-------- Data section

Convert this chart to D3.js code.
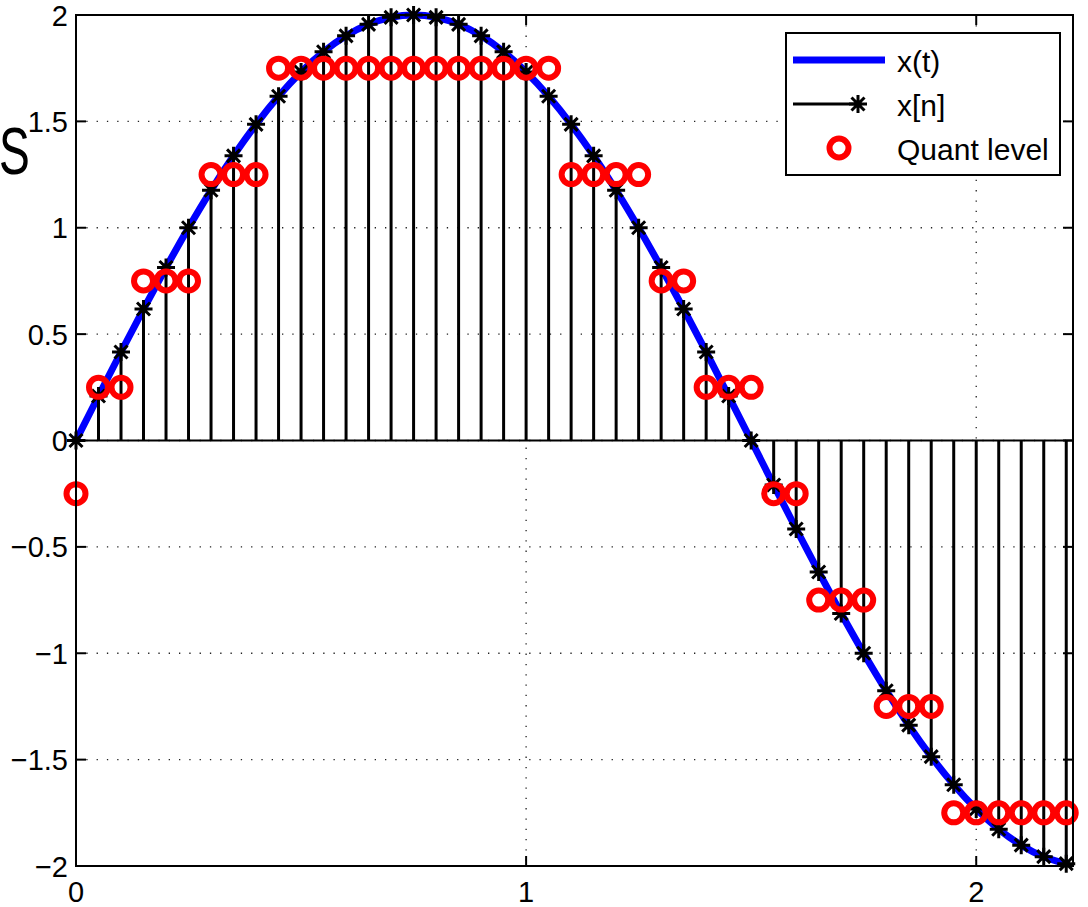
<!DOCTYPE html>
<html>
<head>
<meta charset="utf-8">
<script src="https://cdn.jsdelivr.net/npm/d3@7"></script>
<style>
  html, body { margin: 0; padding: 0; background: #fff; }
  svg { display: block; }
  text { font-family: "Liberation Sans", Arial, Helvetica, sans-serif; }
</style>
</head>
<body>
<svg id="chart" width="1088" height="907"></svg>
<script>
// ---- data ----
const tSamples = [0, 0.05, 0.1, 0.15, 0.2, 0.25, 0.3, 0.35, 0.4, 0.45,
  0.5, 0.55, 0.6, 0.65, 0.7, 0.75, 0.8, 0.85, 0.9, 0.95,
  1.0, 1.05, 1.1, 1.15, 1.2, 1.25, 1.3, 1.35, 1.4, 1.45,
  1.5, 1.55, 1.6, 1.65, 1.7, 1.75, 1.8, 1.85, 1.9, 1.95,
  2.0, 2.05, 2.1, 2.15, 2.2];
const xSamples = [0, 0.209, 0.416, 0.618, 0.813, 1.0, 1.176, 1.338, 1.486, 1.618,
  1.732, 1.827, 1.902, 1.956, 1.989, 2.0, 1.989, 1.956, 1.902, 1.827,
  1.732, 1.618, 1.486, 1.338, 1.176, 1.0, 0.813, 0.618, 0.416, 0.209,
  0, -0.209, -0.416, -0.618, -0.813, -1.0, -1.176, -1.338, -1.486, -1.618,
  -1.732, -1.827, -1.902, -1.956, -1.989];
const quantLevels = [-0.25, 0.25, 0.25, 0.75, 0.75, 0.75, 1.25, 1.25, 1.25, 1.75,
  1.75, 1.75, 1.75, 1.75, 1.75, 1.75, 1.75, 1.75, 1.75, 1.75,
  1.75, 1.75, 1.25, 1.25, 1.25, 1.25, 0.75, 0.75, 0.25, 0.25,
  0.25, -0.25, -0.25, -0.75, -0.75, -0.75, -1.25, -1.25, -1.25, -1.75,
  -1.75, -1.75, -1.75, -1.75, -1.75];
const xTicks = [0, 1, 2];
const yTicks = [-2, -1.5, -1, -0.5, 0, 0.5, 1, 1.5, 2];
const legendLabels = ["x(t)", "x[n]", "Quant level"];
const xDomain = [0, 2.215];
const yDomain = [-2, 2];

// ---- layout ----
const svg = d3.select("#chart");
const L = 76, R = 1073, T = 15, B = 866;
const x = d3.scaleLinear().domain(xDomain).range([L, R]);
const y = d3.scaleLinear().domain(yDomain).range([B, T]);
const fmt = v => (v < 0 ? "\u2212" : "") + Math.abs(v);

svg.append("rect").attr("width", 1088).attr("height", 907).attr("fill", "#fff");

// grid
const grid = svg.append("g").attr("stroke", "#222").attr("stroke-width", 1.3)
  .attr("stroke-dasharray", "1.3,9");
grid.selectAll("line.gx").data(xTicks.filter(d => d > 0)).enter().append("line")
  .attr("x1", d => x(d)).attr("x2", d => x(d)).attr("y1", T).attr("y2", B);
grid.selectAll("line.gy").data(yTicks.filter(d => d > -2 && d < 2)).enter().append("line")
  .attr("y1", d => y(d)).attr("y2", d => y(d)).attr("x1", L).attr("x2", R);

// continuous signal
const line = d3.line().x((d, i) => x(tSamples[i])).y(d => y(d)).curve(d3.curveNatural);
svg.append("path").datum(xSamples).attr("d", line)
  .attr("fill", "none").attr("stroke", "#0000ff").attr("stroke-width", 7)
  .attr("stroke-linejoin", "round");

// stems
svg.append("g").selectAll("line").data(xSamples).enter().append("line")
  .attr("x1", (d, i) => x(tSamples[i])).attr("x2", (d, i) => x(tSamples[i]))
  .attr("y1", y(0)).attr("y2", d => y(d))
  .attr("stroke", "#000").attr("stroke-width", 3);

// baseline
svg.append("line").attr("x1", x(0)).attr("x2", R).attr("y1", y(0)).attr("y2", y(0))
  .attr("stroke", "#000").attr("stroke-width", 2.2);

// star markers
const starPath = "M-9,0H9M0,-9V9M-6.5,-6.5L6.5,6.5M-6.5,6.5L6.5,-6.5";
svg.append("g").selectAll("path").data(xSamples).enter().append("path")
  .attr("transform", (d, i) => `translate(${x(tSamples[i])},${y(d)})`)
  .attr("d", starPath).attr("stroke", "#000").attr("stroke-width", 3).attr("fill", "none");

// quant level circles
svg.append("g").selectAll("circle").data(quantLevels).enter().append("circle")
  .attr("cx", (d, i) => x(tSamples[i])).attr("cy", d => y(d)).attr("r", 9.5)
  .attr("fill", "none").attr("stroke", "#ff0000").attr("stroke-width", 6);

// axes box
svg.append("rect").attr("x", L).attr("y", T).attr("width", R - L).attr("height", B - T)
  .attr("fill", "none").attr("stroke", "#000").attr("stroke-width", 2);

// ticks (inward, all four sides)
const tl = 10;
const tk = svg.append("g").attr("stroke", "#000").attr("stroke-width", 2);
xTicks.forEach(v => {
  tk.append("line").attr("x1", x(v)).attr("x2", x(v)).attr("y1", B).attr("y2", B - tl);
  tk.append("line").attr("x1", x(v)).attr("x2", x(v)).attr("y1", T).attr("y2", T + tl);
});
yTicks.forEach(v => {
  tk.append("line").attr("y1", y(v)).attr("y2", y(v)).attr("x1", L).attr("x2", L + tl);
  tk.append("line").attr("y1", y(v)).attr("y2", y(v)).attr("x1", R).attr("x2", R - tl);
});

// tick labels
svg.append("g").selectAll("text").data(xTicks).enter().append("text")
  .attr("x", d => x(d)).attr("y", 902).attr("text-anchor", "middle")
  .attr("font-size", 29).attr("fill", "#000").text(fmt);
svg.append("g").selectAll("text").data(yTicks).enter().append("text")
  .attr("x", 68).attr("y", d => y(d) + 10.5).attr("text-anchor", "end")
  .attr("font-size", 29).attr("fill", "#000").text(fmt);

// big "S" at the left edge (narrow, tall)
svg.append("text").attr("transform", "translate(-1,174) scale(0.7,1)")
  .attr("font-size", 66).attr("fill", "#000").text("S");

// legend
const lg = svg.append("g");
lg.append("rect").attr("x", 786).attr("y", 33).attr("width", 274).attr("height", 142)
  .attr("fill", "#fff").attr("stroke", "#000").attr("stroke-width", 2);
const rowY = [60, 104, 148];
lg.append("line").attr("x1", 793).attr("x2", 885).attr("y1", rowY[0]).attr("y2", rowY[0])
  .attr("stroke", "#0000ff").attr("stroke-width", 7);
lg.append("line").attr("x1", 793).attr("x2", 858).attr("y1", rowY[1]).attr("y2", rowY[1])
  .attr("stroke", "#000").attr("stroke-width", 3);
lg.append("path").attr("transform", `translate(858,${rowY[1]})`).attr("d", starPath)
  .attr("stroke", "#000").attr("stroke-width", 3);
lg.append("circle").attr("cx", 839).attr("cy", rowY[2]).attr("r", 9.5)
  .attr("fill", "none").attr("stroke", "#ff0000").attr("stroke-width", 6);
lg.selectAll("text").data(legendLabels).enter().append("text")
  .attr("x", 897).attr("y", (d, i) => rowY[i] + 12).attr("font-size", 30)
  .attr("fill", "#000").text(d => d);
</script>
</body>
</html>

----------------

Working from the lines above, reproduce the material exactly and exclude its pictures.

Solution to this problem
Convert this chart to D3.js code.
<!DOCTYPE html>
<html>
<head>
<meta charset="utf-8">
<script src="https://cdn.jsdelivr.net/npm/d3@7"></script>
<style>
  html, body { margin: 0; padding: 0; background: #fff; }
  svg { display: block; }
  text { font-family: "Liberation Sans", Arial, Helvetica, sans-serif; }
</style>
</head>
<body>
<svg id="chart" width="1088" height="907"></svg>
<script>
// ---- data ----
const tSamples = [0, 0.05, 0.1, 0.15, 0.2, 0.25, 0.3, 0.35, 0.4, 0.45,
  0.5, 0.55, 0.6, 0.65, 0.7, 0.75, 0.8, 0.85, 0.9, 0.95,
  1.0, 1.05, 1.1, 1.15, 1.2, 1.25, 1.3, 1.35, 1.4, 1.45,
  1.5, 1.55, 1.6, 1.65, 1.7, 1.75, 1.8, 1.85, 1.9, 1.95,
  2.0, 2.05, 2.1, 2.15, 2.2];
const xSamples = [0, 0.209, 0.416, 0.618, 0.813, 1.0, 1.176, 1.338, 1.486, 1.618,
  1.732, 1.827, 1.902, 1.956, 1.989, 2.0, 1.989, 1.956, 1.902, 1.827,
  1.732, 1.618, 1.486, 1.338, 1.176, 1.0, 0.813, 0.618, 0.416, 0.209,
  0, -0.209, -0.416, -0.618, -0.813, -1.0, -1.176, -1.338, -1.486, -1.618,
  -1.732, -1.827, -1.902, -1.956, -1.989];
const quantLevels = [-0.25, 0.25, 0.25, 0.75, 0.75, 0.75, 1.25, 1.25, 1.25, 1.75,
  1.75, 1.75, 1.75, 1.75, 1.75, 1.75, 1.75, 1.75, 1.75, 1.75,
  1.75, 1.75, 1.25, 1.25, 1.25, 1.25, 0.75, 0.75, 0.25, 0.25,
  0.25, -0.25, -0.25, -0.75, -0.75, -0.75, -1.25, -1.25, -1.25, -1.75,
  -1.75, -1.75, -1.75, -1.75, -1.75];
const xTicks = [0, 1, 2];
const yTicks = [-2, -1.5, -1, -0.5, 0, 0.5, 1, 1.5, 2];
const legendLabels = ["x(t)", "x[n]", "Quant level"];
const xDomain = [0, 2.215];
const yDomain = [-2, 2];

// ---- layout ----
const svg = d3.select("#chart");
const L = 76, R = 1073, T = 15, B = 866;
const x = d3.scaleLinear().domain(xDomain).range([L, R]);
const y = d3.scaleLinear().domain(yDomain).range([B, T]);
const fmt = v => (v < 0 ? "\u2212" : "") + Math.abs(v);

svg.append("rect").attr("width", 1088).attr("height", 907).attr("fill", "#fff");

// grid
const grid = svg.append("g").attr("stroke", "#222").attr("stroke-width", 1.3)
  .attr("stroke-dasharray", "1.3,9");
grid.selectAll("line.gx").data(xTicks.filter(d => d > 0)).enter().append("line")
  .attr("x1", d => x(d)).attr("x2", d => x(d)).attr("y1", T).attr("y2", B);
grid.selectAll("line.gy").data(yTicks.filter(d => d > -2 && d < 2)).enter().append("line")
  .attr("y1", d => y(d)).attr("y2", d => y(d)).attr("x1", L).attr("x2", R);

// continuous signal
const line = d3.line().x((d, i) => x(tSamples[i])).y(d => y(d)).curve(d3.curveNatural);
svg.append("path").datum(xSamples).attr("d", line)
  .attr("fill", "none").attr("stroke", "#0000ff").attr("stroke-width", 7)
  .attr("stroke-linejoin", "round");

// stems
svg.append("g").selectAll("line").data(xSamples).enter().append("line")
  .attr("x1", (d, i) => x(tSamples[i])).attr("x2", (d, i) => x(tSamples[i]))
  .attr("y1", y(0)).attr("y2", d => y(d))
  .attr("stroke", "#000").attr("stroke-width", 3);

// baseline
svg.append("line").attr("x1", x(0)).attr("x2", R).attr("y1", y(0)).attr("y2", y(0))
  .attr("stroke", "#000").attr("stroke-width", 2.2);

// star markers
const starPath = "M-9,0H9M0,-9V9M-6.5,-6.5L6.5,6.5M-6.5,6.5L6.5,-6.5";
svg.append("g").selectAll("path").data(xSamples).enter().append("path")
  .attr("transform", (d, i) => `translate(${x(tSamples[i])},${y(d)})`)
  .attr("d", starPath).attr("stroke", "#000").attr("stroke-width", 3).attr("fill", "none");

// quant level circles
svg.append("g").selectAll("circle").data(quantLevels).enter().append("circle")
  .attr("cx", (d, i) => x(tSamples[i])).attr("cy", d => y(d)).attr("r", 9.5)
  .attr("fill", "none").attr("stroke", "#ff0000").attr("stroke-width", 6);

// axes box
svg.append("rect").attr("x", L).attr("y", T).attr("width", R - L).attr("height", B - T)
  .attr("fill", "none").attr("stroke", "#000").attr("stroke-width", 2);

// ticks (inward, all four sides)
const tl = 10;
const tk = svg.append("g").attr("stroke", "#000").attr("stroke-width", 2);
xTicks.forEach(v => {
  tk.append("line").attr("x1", x(v)).attr("x2", x(v)).attr("y1", B).attr("y2", B - tl);
  tk.append("line").attr("x1", x(v)).attr("x2", x(v)).attr("y1", T).attr("y2", T + tl);
});
yTicks.forEach(v => {
  tk.append("line").attr("y1", y(v)).attr("y2", y(v)).attr("x1", L).attr("x2", L + tl);
  tk.append("line").attr("y1", y(v)).attr("y2", y(v)).attr("x1", R).attr("x2", R - tl);
});

// tick labels
svg.append("g").selectAll("text").data(xTicks).enter().append("text")
  .attr("x", d => x(d)).attr("y", 902).attr("text-anchor", "middle")
  .attr("font-size", 29).attr("fill", "#000").text(fmt);
svg.append("g").selectAll("text").data(yTicks).enter().append("text")
  .attr("x", 68).attr("y", d => y(d) + 10.5).attr("text-anchor", "end")
  .attr("font-size", 29).attr("fill", "#000").text(fmt);

// big "S" at the left edge (narrow, tall)
svg.append("text").attr("transform", "translate(-1,174) scale(0.7,1)")
  .attr("font-size", 66).attr("fill", "#000").text("S");

// legend
const lg = svg.append("g");
lg.append("rect").attr("x", 786).attr("y", 33).attr("width", 274).attr("height", 142)
  .attr("fill", "#fff").attr("stroke", "#000").attr("stroke-width", 2);
const rowY = [60, 104, 148];
lg.append("line").attr("x1", 793).attr("x2", 885).attr("y1", rowY[0]).attr("y2", rowY[0])
  .attr("stroke", "#0000ff").attr("stroke-width", 7);
lg.append("line").attr("x1", 793).attr("x2", 858).attr("y1", rowY[1]).attr("y2", rowY[1])
  .attr("stroke", "#000").attr("stroke-width", 3);
lg.append("path").attr("transform", `translate(858,${rowY[1]})`).attr("d", starPath)
  .attr("stroke", "#000").attr("stroke-width", 3);
lg.append("circle").attr("cx", 839).attr("cy", rowY[2]).attr("r", 9.5)
  .attr("fill", "none").attr("stroke", "#ff0000").attr("stroke-width", 6);
lg.selectAll("text").data(legendLabels).enter().append("text")
  .attr("x", 897).attr("y", (d, i) => rowY[i] + 12).attr("font-size", 30)
  .attr("fill", "#000").text(d => d);
</script>
</body>
</html>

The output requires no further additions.